Records for the task:

■ ■ ■

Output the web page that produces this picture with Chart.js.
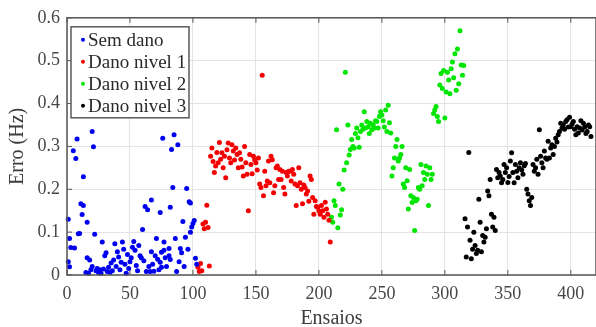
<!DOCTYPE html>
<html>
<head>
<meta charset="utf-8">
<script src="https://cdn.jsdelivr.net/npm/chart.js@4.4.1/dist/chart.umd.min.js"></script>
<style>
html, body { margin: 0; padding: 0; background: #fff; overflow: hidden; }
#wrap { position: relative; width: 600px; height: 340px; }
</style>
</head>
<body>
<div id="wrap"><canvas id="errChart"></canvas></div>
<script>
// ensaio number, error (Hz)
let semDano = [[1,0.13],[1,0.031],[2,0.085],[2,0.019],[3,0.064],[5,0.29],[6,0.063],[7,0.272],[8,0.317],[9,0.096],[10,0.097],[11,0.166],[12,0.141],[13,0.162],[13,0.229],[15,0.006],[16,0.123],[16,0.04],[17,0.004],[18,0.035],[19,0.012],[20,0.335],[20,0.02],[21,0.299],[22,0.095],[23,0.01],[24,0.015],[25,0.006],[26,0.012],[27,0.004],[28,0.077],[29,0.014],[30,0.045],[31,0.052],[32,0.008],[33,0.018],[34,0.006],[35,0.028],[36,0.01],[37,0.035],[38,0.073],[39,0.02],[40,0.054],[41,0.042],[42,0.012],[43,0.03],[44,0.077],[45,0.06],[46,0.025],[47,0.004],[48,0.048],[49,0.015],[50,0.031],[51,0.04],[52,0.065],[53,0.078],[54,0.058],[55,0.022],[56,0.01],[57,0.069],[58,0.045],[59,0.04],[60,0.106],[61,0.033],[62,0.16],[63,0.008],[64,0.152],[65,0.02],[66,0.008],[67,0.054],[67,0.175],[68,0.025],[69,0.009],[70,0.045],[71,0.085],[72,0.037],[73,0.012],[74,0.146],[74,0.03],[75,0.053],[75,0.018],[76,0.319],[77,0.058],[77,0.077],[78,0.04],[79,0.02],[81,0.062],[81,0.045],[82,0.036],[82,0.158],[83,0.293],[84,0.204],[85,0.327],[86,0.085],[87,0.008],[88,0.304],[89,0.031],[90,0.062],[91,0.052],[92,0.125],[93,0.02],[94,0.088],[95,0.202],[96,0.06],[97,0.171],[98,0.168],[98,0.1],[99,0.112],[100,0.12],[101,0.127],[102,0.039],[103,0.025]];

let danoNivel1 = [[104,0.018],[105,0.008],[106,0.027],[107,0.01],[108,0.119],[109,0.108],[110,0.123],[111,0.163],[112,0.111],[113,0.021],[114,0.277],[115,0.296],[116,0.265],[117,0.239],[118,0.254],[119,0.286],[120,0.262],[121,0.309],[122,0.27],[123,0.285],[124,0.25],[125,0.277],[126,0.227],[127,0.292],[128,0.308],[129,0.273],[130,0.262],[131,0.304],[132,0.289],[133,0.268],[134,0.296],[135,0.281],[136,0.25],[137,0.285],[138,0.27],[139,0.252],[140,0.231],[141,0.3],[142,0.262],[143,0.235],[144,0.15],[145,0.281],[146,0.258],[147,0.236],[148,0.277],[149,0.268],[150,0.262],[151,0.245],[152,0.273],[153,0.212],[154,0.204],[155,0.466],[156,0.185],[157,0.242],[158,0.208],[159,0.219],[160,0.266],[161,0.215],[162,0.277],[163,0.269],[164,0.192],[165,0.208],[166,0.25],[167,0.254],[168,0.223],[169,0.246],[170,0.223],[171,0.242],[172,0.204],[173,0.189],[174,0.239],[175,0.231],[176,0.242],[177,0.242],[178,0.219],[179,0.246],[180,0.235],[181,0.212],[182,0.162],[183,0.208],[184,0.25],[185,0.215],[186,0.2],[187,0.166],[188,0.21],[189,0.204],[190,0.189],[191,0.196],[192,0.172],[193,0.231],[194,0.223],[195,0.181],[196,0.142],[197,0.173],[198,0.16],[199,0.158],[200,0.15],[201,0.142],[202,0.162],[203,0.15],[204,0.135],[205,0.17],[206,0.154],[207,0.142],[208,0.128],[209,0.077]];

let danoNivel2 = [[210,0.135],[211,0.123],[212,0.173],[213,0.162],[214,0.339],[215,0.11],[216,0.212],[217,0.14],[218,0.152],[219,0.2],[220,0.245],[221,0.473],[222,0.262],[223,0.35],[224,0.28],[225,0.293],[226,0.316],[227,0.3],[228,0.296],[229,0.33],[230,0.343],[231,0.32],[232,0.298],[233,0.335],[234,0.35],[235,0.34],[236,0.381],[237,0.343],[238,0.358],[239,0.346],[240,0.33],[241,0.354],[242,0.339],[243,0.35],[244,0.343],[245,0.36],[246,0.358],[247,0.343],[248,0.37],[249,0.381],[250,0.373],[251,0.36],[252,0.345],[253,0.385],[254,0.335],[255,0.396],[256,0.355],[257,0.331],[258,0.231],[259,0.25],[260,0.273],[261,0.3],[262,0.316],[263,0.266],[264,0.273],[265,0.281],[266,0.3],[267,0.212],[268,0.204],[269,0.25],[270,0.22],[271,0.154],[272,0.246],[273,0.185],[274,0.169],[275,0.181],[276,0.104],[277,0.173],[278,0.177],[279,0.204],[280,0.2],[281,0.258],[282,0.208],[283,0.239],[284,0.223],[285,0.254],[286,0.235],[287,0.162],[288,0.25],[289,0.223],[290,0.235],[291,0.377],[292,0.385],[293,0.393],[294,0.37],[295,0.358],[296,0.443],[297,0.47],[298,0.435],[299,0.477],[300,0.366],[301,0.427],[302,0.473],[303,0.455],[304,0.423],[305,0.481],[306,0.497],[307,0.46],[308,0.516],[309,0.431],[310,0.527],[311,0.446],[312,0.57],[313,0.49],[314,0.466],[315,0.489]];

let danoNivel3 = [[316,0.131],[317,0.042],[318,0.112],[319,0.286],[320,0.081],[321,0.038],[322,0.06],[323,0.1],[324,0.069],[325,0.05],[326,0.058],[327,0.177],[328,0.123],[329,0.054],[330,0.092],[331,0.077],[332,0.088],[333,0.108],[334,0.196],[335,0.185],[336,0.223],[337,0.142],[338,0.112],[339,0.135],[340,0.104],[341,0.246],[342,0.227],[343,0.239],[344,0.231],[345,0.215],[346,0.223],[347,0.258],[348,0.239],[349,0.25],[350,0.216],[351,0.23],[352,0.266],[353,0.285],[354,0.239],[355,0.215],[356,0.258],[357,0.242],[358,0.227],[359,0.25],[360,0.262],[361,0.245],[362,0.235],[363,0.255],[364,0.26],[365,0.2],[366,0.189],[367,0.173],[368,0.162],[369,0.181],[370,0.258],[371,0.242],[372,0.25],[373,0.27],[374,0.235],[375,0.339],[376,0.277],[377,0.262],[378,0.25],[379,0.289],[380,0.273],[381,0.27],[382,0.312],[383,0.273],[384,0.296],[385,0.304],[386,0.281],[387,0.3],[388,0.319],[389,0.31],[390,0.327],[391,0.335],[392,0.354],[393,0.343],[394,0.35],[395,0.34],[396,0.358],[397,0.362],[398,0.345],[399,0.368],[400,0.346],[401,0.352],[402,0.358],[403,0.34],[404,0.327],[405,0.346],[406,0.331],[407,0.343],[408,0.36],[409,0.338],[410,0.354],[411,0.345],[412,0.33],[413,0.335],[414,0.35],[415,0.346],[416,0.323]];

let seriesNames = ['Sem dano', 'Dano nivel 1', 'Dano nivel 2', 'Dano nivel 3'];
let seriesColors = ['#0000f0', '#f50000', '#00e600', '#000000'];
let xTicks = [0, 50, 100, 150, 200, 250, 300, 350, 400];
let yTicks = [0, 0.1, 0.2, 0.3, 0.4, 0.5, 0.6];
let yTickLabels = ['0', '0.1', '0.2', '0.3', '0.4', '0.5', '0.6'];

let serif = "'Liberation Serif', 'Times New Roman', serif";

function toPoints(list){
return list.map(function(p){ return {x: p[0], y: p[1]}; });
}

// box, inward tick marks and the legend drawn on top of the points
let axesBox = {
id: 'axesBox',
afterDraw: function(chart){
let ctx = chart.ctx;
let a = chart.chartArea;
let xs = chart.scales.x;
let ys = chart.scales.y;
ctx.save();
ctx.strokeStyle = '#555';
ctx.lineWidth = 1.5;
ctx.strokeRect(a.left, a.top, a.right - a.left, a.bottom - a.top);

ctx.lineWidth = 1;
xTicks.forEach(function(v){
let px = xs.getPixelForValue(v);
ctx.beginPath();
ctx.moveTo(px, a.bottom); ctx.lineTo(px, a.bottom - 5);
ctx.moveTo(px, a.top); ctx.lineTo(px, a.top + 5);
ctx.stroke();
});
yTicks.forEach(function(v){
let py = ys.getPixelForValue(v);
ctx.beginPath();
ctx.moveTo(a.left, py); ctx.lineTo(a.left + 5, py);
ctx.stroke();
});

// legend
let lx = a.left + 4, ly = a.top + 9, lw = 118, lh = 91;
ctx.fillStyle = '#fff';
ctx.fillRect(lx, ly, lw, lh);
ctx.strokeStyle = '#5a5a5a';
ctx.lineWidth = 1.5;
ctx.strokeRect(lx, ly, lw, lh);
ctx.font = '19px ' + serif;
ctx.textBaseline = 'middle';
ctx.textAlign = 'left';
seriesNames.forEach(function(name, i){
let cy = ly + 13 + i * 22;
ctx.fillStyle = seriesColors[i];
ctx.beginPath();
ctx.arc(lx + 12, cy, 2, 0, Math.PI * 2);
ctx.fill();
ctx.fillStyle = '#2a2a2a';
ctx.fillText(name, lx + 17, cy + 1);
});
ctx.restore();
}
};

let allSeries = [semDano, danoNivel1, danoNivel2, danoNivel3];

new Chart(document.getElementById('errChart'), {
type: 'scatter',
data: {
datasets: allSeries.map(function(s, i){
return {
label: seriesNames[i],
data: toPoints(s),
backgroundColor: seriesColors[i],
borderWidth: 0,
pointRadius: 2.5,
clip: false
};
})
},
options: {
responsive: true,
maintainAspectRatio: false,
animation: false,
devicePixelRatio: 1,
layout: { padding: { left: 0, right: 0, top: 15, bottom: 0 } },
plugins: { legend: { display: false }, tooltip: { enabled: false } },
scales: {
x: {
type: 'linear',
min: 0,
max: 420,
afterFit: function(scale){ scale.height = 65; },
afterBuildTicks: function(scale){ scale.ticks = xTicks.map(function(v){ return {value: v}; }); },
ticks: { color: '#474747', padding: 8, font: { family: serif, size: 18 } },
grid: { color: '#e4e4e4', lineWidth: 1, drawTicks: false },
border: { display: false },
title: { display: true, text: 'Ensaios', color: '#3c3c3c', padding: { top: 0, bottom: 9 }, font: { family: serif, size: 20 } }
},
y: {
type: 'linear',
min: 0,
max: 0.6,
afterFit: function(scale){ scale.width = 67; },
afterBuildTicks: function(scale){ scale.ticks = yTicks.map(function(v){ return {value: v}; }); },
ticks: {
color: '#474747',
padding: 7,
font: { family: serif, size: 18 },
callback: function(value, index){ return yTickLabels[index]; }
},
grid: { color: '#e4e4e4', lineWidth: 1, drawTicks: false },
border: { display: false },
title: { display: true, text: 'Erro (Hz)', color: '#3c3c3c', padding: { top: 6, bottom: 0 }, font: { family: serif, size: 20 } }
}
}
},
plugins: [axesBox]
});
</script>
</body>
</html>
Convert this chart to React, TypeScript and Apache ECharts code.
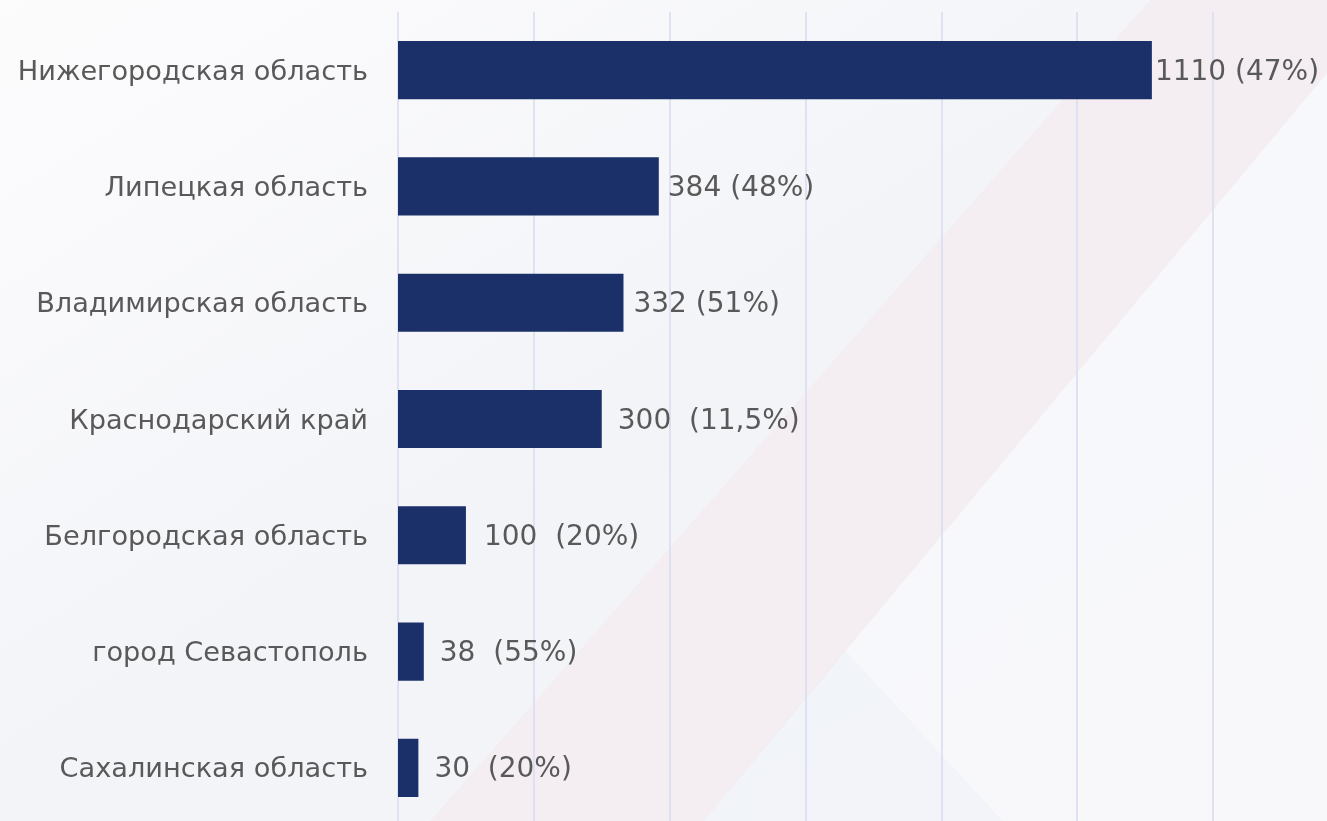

■ ■ ■

Written task: Copy all lines of the listing above that contain the string "this".

Reply:
Output the web page that produces this picture with Chart.js.
Convert this chart to React, TypeScript and Apache ECharts code.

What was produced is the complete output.